WHAT THE EXERCISE ASKS: Give the listing again exactly, omitting its images.

══════════

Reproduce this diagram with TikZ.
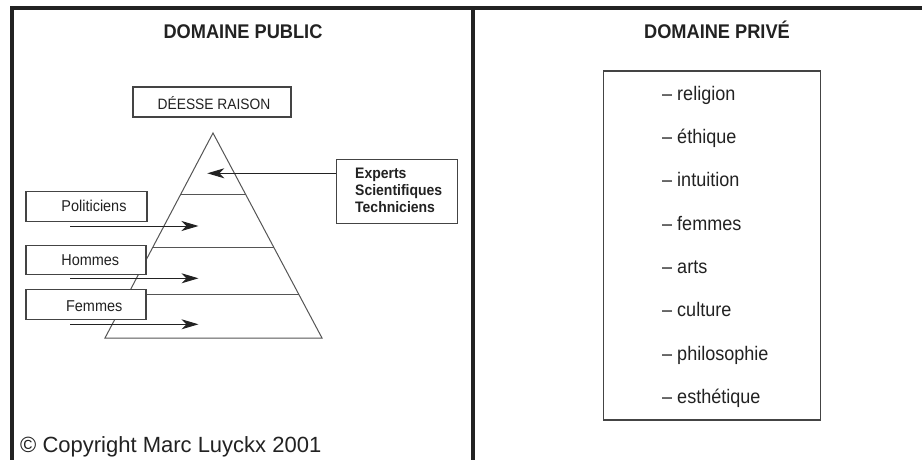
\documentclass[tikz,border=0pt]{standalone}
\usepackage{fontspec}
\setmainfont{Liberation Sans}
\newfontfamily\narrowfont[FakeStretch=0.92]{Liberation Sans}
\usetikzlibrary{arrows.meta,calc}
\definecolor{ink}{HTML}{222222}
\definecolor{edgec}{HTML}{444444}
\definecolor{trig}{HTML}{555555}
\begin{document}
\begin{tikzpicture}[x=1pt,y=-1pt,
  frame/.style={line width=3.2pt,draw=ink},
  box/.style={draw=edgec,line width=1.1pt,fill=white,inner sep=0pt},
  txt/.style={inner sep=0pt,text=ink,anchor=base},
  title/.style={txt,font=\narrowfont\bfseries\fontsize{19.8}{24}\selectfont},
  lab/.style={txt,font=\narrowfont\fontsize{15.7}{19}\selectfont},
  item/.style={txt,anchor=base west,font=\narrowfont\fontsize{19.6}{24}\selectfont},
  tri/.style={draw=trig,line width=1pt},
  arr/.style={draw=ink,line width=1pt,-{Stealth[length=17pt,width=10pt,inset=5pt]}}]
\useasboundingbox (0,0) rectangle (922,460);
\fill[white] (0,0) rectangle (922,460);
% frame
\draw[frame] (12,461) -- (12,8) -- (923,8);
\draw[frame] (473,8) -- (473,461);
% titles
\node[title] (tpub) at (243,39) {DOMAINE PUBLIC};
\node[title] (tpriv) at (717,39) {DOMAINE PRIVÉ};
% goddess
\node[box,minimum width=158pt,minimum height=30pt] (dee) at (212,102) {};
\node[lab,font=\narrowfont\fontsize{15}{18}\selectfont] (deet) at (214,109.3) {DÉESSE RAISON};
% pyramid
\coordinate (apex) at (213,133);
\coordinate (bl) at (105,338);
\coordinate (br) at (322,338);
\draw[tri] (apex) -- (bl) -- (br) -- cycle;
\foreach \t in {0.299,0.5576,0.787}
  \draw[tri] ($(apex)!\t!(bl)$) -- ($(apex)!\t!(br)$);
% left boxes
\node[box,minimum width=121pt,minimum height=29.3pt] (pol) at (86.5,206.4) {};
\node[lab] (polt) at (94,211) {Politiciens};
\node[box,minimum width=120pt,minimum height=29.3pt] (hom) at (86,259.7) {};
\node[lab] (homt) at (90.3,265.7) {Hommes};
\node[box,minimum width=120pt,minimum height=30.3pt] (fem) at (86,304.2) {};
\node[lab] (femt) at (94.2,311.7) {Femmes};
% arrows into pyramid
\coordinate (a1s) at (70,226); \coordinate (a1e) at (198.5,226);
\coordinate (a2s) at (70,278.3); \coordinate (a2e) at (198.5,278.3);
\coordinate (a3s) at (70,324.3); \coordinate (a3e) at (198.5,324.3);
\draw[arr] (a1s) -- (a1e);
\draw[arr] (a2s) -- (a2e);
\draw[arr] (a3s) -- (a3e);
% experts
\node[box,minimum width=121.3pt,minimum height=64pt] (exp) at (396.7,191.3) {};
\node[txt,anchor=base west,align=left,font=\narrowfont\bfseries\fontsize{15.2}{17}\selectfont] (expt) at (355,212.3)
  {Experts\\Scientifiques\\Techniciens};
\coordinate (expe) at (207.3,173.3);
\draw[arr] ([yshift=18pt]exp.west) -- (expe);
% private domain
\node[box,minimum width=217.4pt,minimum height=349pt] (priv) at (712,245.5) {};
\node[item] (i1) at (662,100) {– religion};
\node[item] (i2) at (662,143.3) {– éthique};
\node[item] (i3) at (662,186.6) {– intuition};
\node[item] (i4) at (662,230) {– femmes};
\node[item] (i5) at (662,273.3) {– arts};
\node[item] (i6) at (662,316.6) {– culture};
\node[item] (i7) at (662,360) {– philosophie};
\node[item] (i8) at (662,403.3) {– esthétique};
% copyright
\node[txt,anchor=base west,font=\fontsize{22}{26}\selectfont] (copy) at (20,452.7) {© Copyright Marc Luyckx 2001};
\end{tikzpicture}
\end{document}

══════════

FULL ANSWER:
Reproduce this diagram with TikZ.
\documentclass[tikz,border=0pt]{standalone}
\usepackage{fontspec}
\setmainfont{Liberation Sans}
\newfontfamily\narrowfont[FakeStretch=0.92]{Liberation Sans}
\usetikzlibrary{arrows.meta,calc}
\definecolor{ink}{HTML}{222222}
\definecolor{edgec}{HTML}{444444}
\definecolor{trig}{HTML}{555555}
\begin{document}
\begin{tikzpicture}[x=1pt,y=-1pt,
  frame/.style={line width=3.2pt,draw=ink},
  box/.style={draw=edgec,line width=1.1pt,fill=white,inner sep=0pt},
  txt/.style={inner sep=0pt,text=ink,anchor=base},
  title/.style={txt,font=\narrowfont\bfseries\fontsize{19.8}{24}\selectfont},
  lab/.style={txt,font=\narrowfont\fontsize{15.7}{19}\selectfont},
  item/.style={txt,anchor=base west,font=\narrowfont\fontsize{19.6}{24}\selectfont},
  tri/.style={draw=trig,line width=1pt},
  arr/.style={draw=ink,line width=1pt,-{Stealth[length=17pt,width=10pt,inset=5pt]}}]
\useasboundingbox (0,0) rectangle (922,460);
\fill[white] (0,0) rectangle (922,460);
% frame
\draw[frame] (12,461) -- (12,8) -- (923,8);
\draw[frame] (473,8) -- (473,461);
% titles
\node[title] (tpub) at (243,39) {DOMAINE PUBLIC};
\node[title] (tpriv) at (717,39) {DOMAINE PRIVÉ};
% goddess
\node[box,minimum width=158pt,minimum height=30pt] (dee) at (212,102) {};
\node[lab,font=\narrowfont\fontsize{15}{18}\selectfont] (deet) at (214,109.3) {DÉESSE RAISON};
% pyramid
\coordinate (apex) at (213,133);
\coordinate (bl) at (105,338);
\coordinate (br) at (322,338);
\draw[tri] (apex) -- (bl) -- (br) -- cycle;
\foreach \t in {0.299,0.5576,0.787}
  \draw[tri] ($(apex)!\t!(bl)$) -- ($(apex)!\t!(br)$);
% left boxes
\node[box,minimum width=121pt,minimum height=29.3pt] (pol) at (86.5,206.4) {};
\node[lab] (polt) at (94,211) {Politiciens};
\node[box,minimum width=120pt,minimum height=29.3pt] (hom) at (86,259.7) {};
\node[lab] (homt) at (90.3,265.7) {Hommes};
\node[box,minimum width=120pt,minimum height=30.3pt] (fem) at (86,304.2) {};
\node[lab] (femt) at (94.2,311.7) {Femmes};
% arrows into pyramid
\coordinate (a1s) at (70,226); \coordinate (a1e) at (198.5,226);
\coordinate (a2s) at (70,278.3); \coordinate (a2e) at (198.5,278.3);
\coordinate (a3s) at (70,324.3); \coordinate (a3e) at (198.5,324.3);
\draw[arr] (a1s) -- (a1e);
\draw[arr] (a2s) -- (a2e);
\draw[arr] (a3s) -- (a3e);
% experts
\node[box,minimum width=121.3pt,minimum height=64pt] (exp) at (396.7,191.3) {};
\node[txt,anchor=base west,align=left,font=\narrowfont\bfseries\fontsize{15.2}{17}\selectfont] (expt) at (355,212.3)
  {Experts\\Scientifiques\\Techniciens};
\coordinate (expe) at (207.3,173.3);
\draw[arr] ([yshift=18pt]exp.west) -- (expe);
% private domain
\node[box,minimum width=217.4pt,minimum height=349pt] (priv) at (712,245.5) {};
\node[item] (i1) at (662,100) {– religion};
\node[item] (i2) at (662,143.3) {– éthique};
\node[item] (i3) at (662,186.6) {– intuition};
\node[item] (i4) at (662,230) {– femmes};
\node[item] (i5) at (662,273.3) {– arts};
\node[item] (i6) at (662,316.6) {– culture};
\node[item] (i7) at (662,360) {– philosophie};
\node[item] (i8) at (662,403.3) {– esthétique};
% copyright
\node[txt,anchor=base west,font=\fontsize{22}{26}\selectfont] (copy) at (20,452.7) {© Copyright Marc Luyckx 2001};
\end{tikzpicture}
\end{document}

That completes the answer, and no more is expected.